31 year old Wissam Abu’ajwa of Gaza city is now set to begin a Masters in Environmental Sciences, after missing his place last year on the same course. In 2007, having received a full scholarship, he was unable to begin the Nottingham Masters degree after essentially every border crossing the Gaza strip was closed.

Mr Abu’ajwa applied on several occasions to leave Gaza and continue his study at institutions in Israel and Germany where he had been offered places. All requests to leave the blockaded area were refused by Israeli authorities. It is understood that Tony Blair, currently in the position of ‘quartet representative for the middle east,’ along with human rights groups and Nottingham Vice Chancellor Sir Colin Campbell, applied pressure on Israeli authorities to allow Mr Abu’ajwa to come to Nottingham this September.

Gisha, an Israeli human rights organisation, has stated that over a thousand Palestinian students applied to study abroad during the 2007-08 academic year. Of these applicants, Gisha reports that 480 were given permission to pursue their chosen education.
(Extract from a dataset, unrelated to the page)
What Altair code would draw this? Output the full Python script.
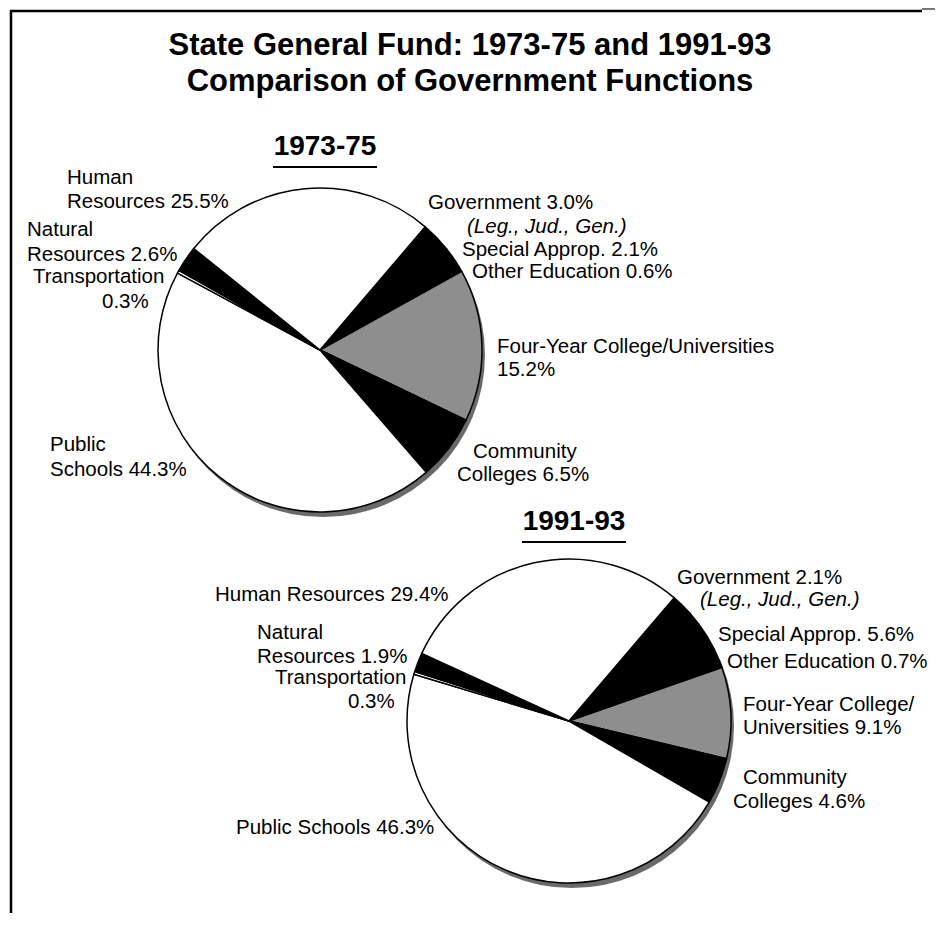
import math
import altair as alt
import pandas as pd

# ---------------- data ----------------
categories = [
    "Government (Leg., Jud., Gen.)",
    "Special Approp.",
    "Other Education",
    "Four-Year College/Universities",
    "Community Colleges",
    "Public Schools",
    "Transportation",
    "Natural Resources",
    "Human Resources",
]
share_1973_75 = [3.0, 2.1, 0.6, 15.2, 6.5, 44.3, 0.3, 2.6, 25.5]
share_1991_93 = [2.1, 5.6, 0.7, 9.1, 4.6, 46.3, 0.3, 1.9, 29.4]

title_lines = ["State General Fund: 1973-75 and 1991-93",
               "Comparison of Government Functions"]
period_titles = ["1973-75", "1991-93"]

labels_1973_75 = [
    "Human", "Resources 25.5%", "Natural", "Resources 2.6%", "Transportation",
    "0.3%", "Public", "Schools 44.3%", "Government 3.0%", "(Leg., Jud., Gen.)",
    "Special Approp. 2.1%", "Other Education 0.6%",
    "Four-Year College/Universities", "15.2%", "Community", "Colleges 6.5%",
]
labels_1991_93 = [
    "Human Resources 29.4%", "Natural", "Resources 1.9%", "Transportation",
    "0.3%", "Public Schools 46.3%", "Government 2.1%", "(Leg., Jud., Gen.)",
    "Special Approp. 5.6%", "Other Education 0.7%", "Four-Year College/",
    "Universities 9.1%", "Community", "Colleges 4.6%",
]
italic_labels = ["(Leg., Jud., Gen.)"]

# ---------------- layout (page pixel coordinates) ----------------
W, H = 927, 905
OFF = 8  # page margin
fills = ["#000000", "#000000", "#000000", "#8e8e8e", "#000000",
         "#ffffff", "#ffffff", "#000000", "#ffffff"]
pie_centers = [(320, 350), (569, 721)]
pie_radius = 162
start_angle = math.radians(40.5)

label_pos_1973_75 = [
    (67, 178), (67, 202), (27, 230), (27, 255), (33, 277), (102, 302),
    (50, 445), (50, 470), (428, 203), (467, 227), (462, 250), (472, 272),
    (497, 347), (497, 370), (473, 452), (457, 475),
]
label_pos_1991_93 = [
    (215, 595), (257, 633), (257, 657), (275, 678), (348, 702), (236, 828),
    (677, 578), (700, 600), (718, 635), (727, 662), (743, 705), (743, 728),
    (743, 778), (733, 802),
]
title_pos = [(470, 46), (470, 82)]
period_pos = [(325, 147), (574, 522)]

xs = alt.Scale(domain=[0, W], range=[0, W], nice=False, zero=False)
ys = alt.Scale(domain=[0, H], range=[0, H], nice=False, zero=False)


def X(f):
    return alt.X(f, type="quantitative", scale=xs, axis=None)


def Y(f):
    return alt.Y(f, type="quantitative", scale=ys, axis=None)


# ---------------- pies ----------------
layers = []
for (cx, cy), shares in zip(pie_centers, [share_1973_75, share_1991_93]):
    shadow = alt.Chart(pd.DataFrame({"k": [0]})).mark_arc(
        radius=pie_radius, theta=0, theta2=2 * math.pi, fill="#6a6a6a"
    ).encode(x=alt.value(cx - OFF + 3), y=alt.value(cy - OFF + 5))
    layers.append(shadow)

for (cx, cy), shares in zip(pie_centers, [share_1973_75, share_1991_93]):
    df = pd.DataFrame({"category": categories, "share": shares,
                       "idx": list(range(len(categories)))})
    total = sum(shares)
    pie = alt.Chart(df).mark_arc(
        radius=pie_radius, stroke="black", strokeWidth=1.5
    ).encode(
        theta=alt.Theta("share:Q", stack=True,
                        scale=alt.Scale(domain=[0, total],
                                        range=[start_angle, start_angle + 2 * math.pi])),
        order=alt.Order("idx:Q"),
        color=alt.Color("category:N",
                        scale=alt.Scale(domain=categories, range=fills),
                        legend=None),
        x=alt.value(cx - OFF),
        y=alt.value(cy - OFF),
    )
    layers.append(pie)

# ---------------- labels ----------------
rows = []
for texts, pos in [(labels_1973_75, label_pos_1973_75),
                   (labels_1991_93, label_pos_1991_93)]:
    for t, (px, py) in zip(texts, pos):
        rows.append({"text": t, "px": px - OFF, "py": py - OFF,
                     "italic": t in italic_labels})
lab = pd.DataFrame(rows)

normal_text = alt.Chart(lab[~lab["italic"]]).mark_text(
    align="left", baseline="middle", font="Liberation Sans", fontSize=20.5,
    color="black"
).encode(x=X("px"), y=Y("py"), text="text:N")
italic_text = alt.Chart(lab[lab["italic"]]).mark_text(
    align="left", baseline="middle", font="Liberation Sans", fontSize=20.5,
    fontStyle="italic", color="black"
).encode(x=X("px"), y=Y("py"), text="text:N")

titles = pd.DataFrame({"text": title_lines,
                       "px": [p[0] - OFF for p in title_pos],
                       "py": [p[1] - OFF for p in title_pos]})
title_text = alt.Chart(titles).mark_text(
    align="center", baseline="middle", font="Liberation Sans", fontSize=31,
    fontWeight="bold", color="black"
).encode(x=X("px"), y=Y("py"), text="text:N")

periods = pd.DataFrame({"text": period_titles,
                        "px": [p[0] - OFF for p in period_pos],
                        "py": [p[1] - OFF for p in period_pos]})
period_text = alt.Chart(periods).mark_text(
    align="center", baseline="middle", font="Liberation Sans", fontSize=28,
    fontWeight="bold", color="black"
).encode(x=X("px"), y=Y("py"), text="text:N")

underl = pd.DataFrame({
    "x1": [p[0] - OFF - 52 for p in period_pos],
    "x2": [p[0] - OFF + 52 for p in period_pos],
    "y": [p[1] - OFF + 20 for p in period_pos],
})
underline = alt.Chart(underl).mark_rule(color="black", strokeWidth=2.2).encode(
    x=X("x1"), x2="x2:Q", y=Y("y"))

# frame: top and left border lines
frame_top = alt.Chart(pd.DataFrame({"k": [0]})).mark_rule(
    color="black", strokeWidth=2.5
).encode(x=alt.value(10 - OFF), x2=alt.value(922 - OFF), y=alt.value(11 - OFF))
frame_top2 = alt.Chart(pd.DataFrame({"k": [0]})).mark_rule(
    color="#777777", strokeWidth=2
).encode(x=alt.value(922 - OFF), x2=alt.value(W), y=alt.value(9 - OFF))
frame_left = alt.Chart(pd.DataFrame({"k": [0]})).mark_rule(
    color="black", strokeWidth=2.5
).encode(x=alt.value(11 - OFF), y=alt.value(10 - OFF), y2=alt.value(H))

chart = alt.layer(
    *layers, frame_top, frame_top2, frame_left, title_text, period_text,
    underline, normal_text, italic_text
).resolve_scale(theta="independent").properties(
    width=W, height=H, padding=0, autosize=alt.AutoSizeParams(type="none"),
    background="white"
).configure_view(stroke=None)

chart.save("out.html", embed_options={"renderer": "svg", "actions": False})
In an interview with Gisha, Mr Abu’ajwa relays how relevant his Environmental Sciences course is to aspects of the current Palestinian situation. Highlighting the extreme difficulties the region is facing he says, ‘the infrastructure here is on the verge of collapse.’

He envisages establishing a research institute in the Gaza strip in the hope of improving the heavily polluted environment, benefiting local communities and the region at large.

The absence of an indiscriminate Israeli education policy for Palestinians rests on concerns regarding Hamas, the LA Times reports. As an Israeli official states, it is believed that an education abroad can be used by Hamas as a method of sending loyalists to the West Bank.

Speaking to The Independent, director of Gisha, Sari Bashi, said: ‘A few lucky students are being plucked out of Gaza with tweezers, while Israel continues to close the borders as part of a policy of collective punishment that is trapping 1.5 million people, including hundreds of talented students.’